Bisnis.com, JAKARTA – Reli penguatan dolar AS dinilai akan semakin mendekati akhir seiring dengan memuncaknya tekanan untuk Presiden AS Donald Trump agar dapat mencapai kesepakatan perdagangan dengan China.
Berdasarkan data Bloomberg, pada perdagangan Rabu (29/5/2019) hingga pukul 01.08 WIB, indeks dolar AS yang mengukur kekuatan greenback di hadapan sekeranjang mata uang mayor bergerak menguat 0,31% menjadi 97,912.
Indeks dolar AS telah bergerak menguat 1,79 persen secara year to date dengan level tertinggi mencapai 98,371 pada perdagangan Kamis (23/5).
Mengutip riset Brandywine Global Investment Management LLC, Donald Trump akan dipaksa untuk berdamai dengan China untuk melindungi kepentingan konsumen AS sehingga akan memendekkan laju greenback.
Perusahaan manajer keuangan tersebut merekomendasikan untuk mulai berada di posisi buy pada aset yang telah mengalami penurunan sejak eskalasi perang dagang, termasuk dolar Australia.
Manajer Uang Brandywine Global Richard Lawrence mengatakan bahwa kenaikan tarif impor tersebut pada dasarnya adalah pajak pada konsumen AS sehingga akhirnya Trump akan termotivasi untuk melakukan kesepakatan dengan China.
“Semua pilar yang mendukung dolar AS untuk bergerak naik tampaknya telah terkikis atau sudah hilang,” ujar Richard seperti dikutip dari Bloomberg, Selasa (28/5).
Indeks harga konsumen AS atau Consumer Price Index (CPI) untuk periode April 2019 mencatatkan kenaikan 2% secara year on year dan naik 1,9% secara month to month.
Namun, proyeksi Brandywine Global bertentangan dengan mayoritas konsensus pasar yang berkembang bahwa perang dagang masih akan terus memanas seiring dengan Trump yang kembali mengancam akan menaikkan tarif untuk barang China lainnya.
Akibat eskalasi perang dagang yang tidak kunjung reda tersebut, imbal hasil Treasury AS telah jatuh ke level terendah sejak 2017 pada pekan lalu.
Hal tersebut mendorong Goldman Sachs Asset management menjadi lebih berhati-hati di pasar negara berkembang di tengah maraknya pelarian investor ke aset yang lebih aman.
Adapun, dolar AS telah naik ke level tertingginya pada tahun ini setelah AS memberlakukan kenaikan tarif dan memasukkan Huawei ke dalam daftar hitam ekspor AS.
China pun mengatakan akan membalas ancaman Trump sehingga mendorong bank-bank Wall Street, termasuk JPMorgan, untuk menilai kembali kemungkinan kesepakatan perdagangan.

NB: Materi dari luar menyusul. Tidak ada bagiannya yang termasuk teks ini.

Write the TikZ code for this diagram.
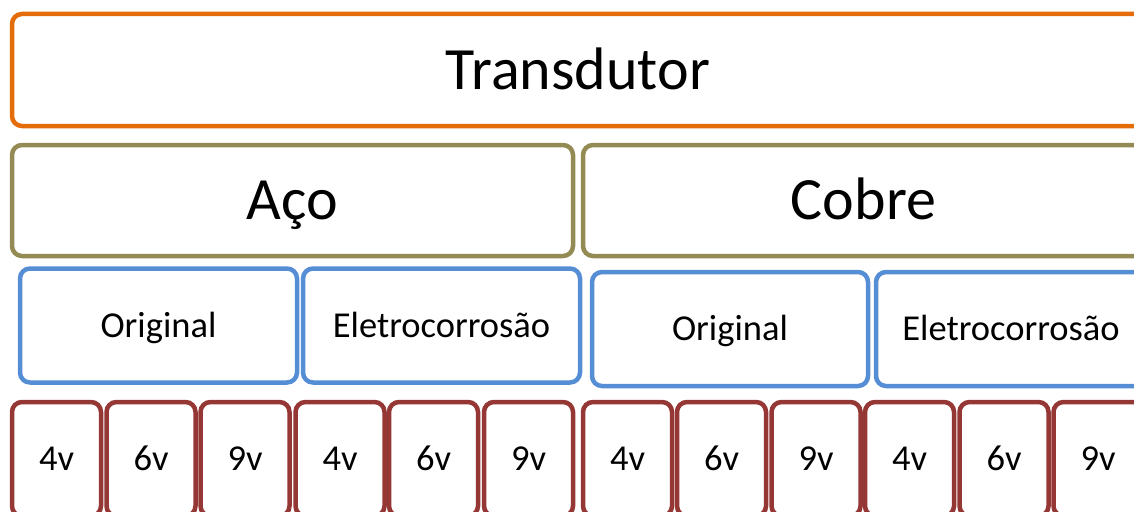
\documentclass[tikz,border=0pt]{standalone}
\usepackage{fontspec}
\setmainfont{Carlito}
\usetikzlibrary{positioning}

\definecolor{transorange}{HTML}{E46C0A}
\definecolor{metalolive}{HTML}{948A54}
\definecolor{treatblue}{HTML}{558ED5}
\definecolor{voltred}{HTML}{953735}

\tikzset{
    box/.style={draw, line width=4.5pt, rounded corners=10pt, inner sep=0pt, anchor=center},
    bigtext/.style={font=\fontsize{60}{72}\selectfont, text height=38pt, text depth=0pt},
    smalltext/.style={font=\fontsize{36.5}{44}\selectfont, text height=23pt, text depth=0pt},
    topbox/.style={box, bigtext, draw=transorange, minimum width=1132pt, minimum height=112pt},
    metalbox/.style={box, bigtext, draw=metalolive, minimum width=561pt, minimum height=111pt},
    treatbox/.style={box, smalltext, draw=treatblue, minimum width=277pt, minimum height=114pt},
    voltbox/.style={box, smalltext, draw=voltred, minimum width=89pt, minimum height=114pt}
}

\begin{document}
\begin{tikzpicture}[x=1pt, y=-1pt]
    \useasboundingbox (0,0) rectangle (1134,511);
    \clip (0,0) rectangle (1134,511);

    % top level
    \node[topbox] (transdutor) at (578,70) {Transdutor};

    % metals
    \node[metalbox, minimum height=111pt] (aco) at (292.5,200.5) {Aço};
    \node[metalbox] (cobre) at (863.5,200.5) {Cobre};

    % treatments
    \node[treatbox] (aco original) at (158.5,325.5) {Original};
    \node[treatbox] (aco eletro) at (441.5,325.5) {Eletrocorrosão};
    \node[treatbox, minimum width=276pt] (cobre original) at (730,329) {Original};
    \node[treatbox, minimum width=270pt] (cobre eletro) at (1011,329) {Eletrocorrosão};

    % voltages
    \foreach \x/\v [count=\i] in {56.5/4v, 151/6v, 245/9v, 340/4v, 433.5/6v, 528.5/9v,
            627.5/4v, 721.5/6v, 816/9v, 909.5/4v, 1004/6v, 1098/9v}
        \node[voltbox] (volt-\i) at (\x,459) {\v};
\end{tikzpicture}
\end{document}
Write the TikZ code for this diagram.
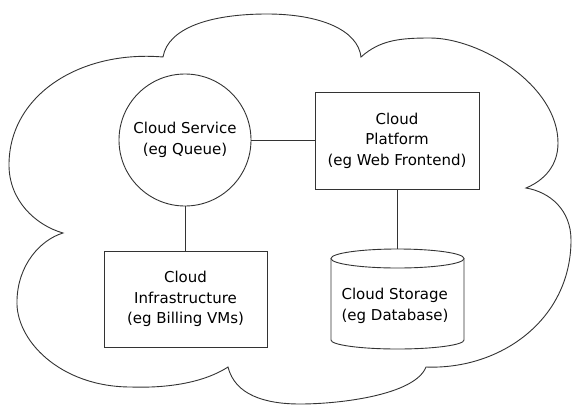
\documentclass[tikz,border=0pt]{standalone}
\usepackage{fontspec}
\setmainfont{DejaVu Sans}
\newcommand\lblfont{\fontsize{15}{20.5}\selectfont}
\tikzset{
  ln/.style={draw=black!80, line width=0.9pt},
  lbl/.style={font=\lblfont, align=center, inner sep=0pt},
  boxnode/.style={ln, lbl, fill=white, rectangle},
  circnode/.style={ln, lbl, fill=white, circle, minimum size=132pt}
}
\begin{document}
\begin{tikzpicture}[x=1pt, y=-1pt]
\useasboundingbox (0,0) rectangle (573,405);
% cloud
\draw[ln, fill=white]
  (63,233) .. controls (35,225) and (9,200) .. (9,165)
  .. controls (9,95) and (80,50) .. (163,57)
  .. controls (168,28) and (210,14) .. (267,14)
  .. controls (320,14) and (358,30) .. (361,57)
  .. controls (380,40) and (400,38) .. (430,38)
  .. controls (480,38) and (558,85) .. (558,143)
  .. controls (558,165) and (545,180) .. (526,188)
  .. controls (550,192) and (571,210) .. (571,240)
  .. controls (571,320) and (500,370) .. (426,367)
  .. controls (415,395) and (340,404) .. (300,404)
  .. controls (265,404) and (235,395) .. (228,367)
  .. controls (200,385) and (160,388) .. (131,387)
  .. controls (60,387) and (15,340) .. (17,300)
  .. controls (18,265) and (40,240) .. (63,233)
  -- cycle;
% cylinder
\draw[ln, fill=white] (331,258.5) -- (331,340) arc[start angle=180, end angle=360, x radius=66.5pt, y radius=9pt] -- (464,258.5);
\draw[ln, fill=white] (397.5,258.5) ellipse [x radius=66.5pt, y radius=9.5pt];
\coordinate (cyltop) at (397.5,249);
% nodes
\node[circnode] (svc) at (185,140) {\raisebox{-2pt}{\begin{tabular}{@{}c@{}}Cloud Service\\[0.5pt](eg Queue)\end{tabular}}};
\node[boxnode, minimum width=164pt, minimum height=97pt] (plat) at (397,140.5) {Cloud\\Platform\\(eg Web Frontend)};
\node[boxnode, minimum width=163pt, minimum height=96pt] (infra) at (185.5,299) {Cloud\\Infrastructure\\(eg Billing VMs)};
\node[lbl, align=left] (store) at (395,306) {Cloud Storage\\(eg Database)};
% connectors
\draw[ln] (svc.east) -- (svc.east -| plat.west);
\draw[ln] (svc.south) -- (svc.south |- infra.north);
\draw[ln] (plat.south) -- (plat.south |- cyltop);
\end{tikzpicture}
\end{document}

Selain itu, saat kunjungannya ke Tokyo Senin (27/5), Trumo mengatakan tidak siap untuk membuat kesepakatan perdagangan dengan China dan tarif impor dapat dinaikkan dengan jumlah yang lebih besar kapan saja.
Di sisi lain, Brandywine Global menyukai obligasi dari pasar negara berkembang dengan hasil lebih tinggi seperti Indonesia, Brasil, Afrika Selatan, Malaysia, Meksiko, dan Kolombia.
Perusahaan manager keuangan tersebut menilai pasar tersebut underweight dengan hasil riil rendah atau negatif seperti Jepang.
Kemudian, Richard memproyeksi dolar Australia siap untuk bergerak naik 70 sen hingga 75 sen hingga tahun depan karena telah mengalami undervalued dan akan mendapatkan dukungan dari permintaan komoditas China.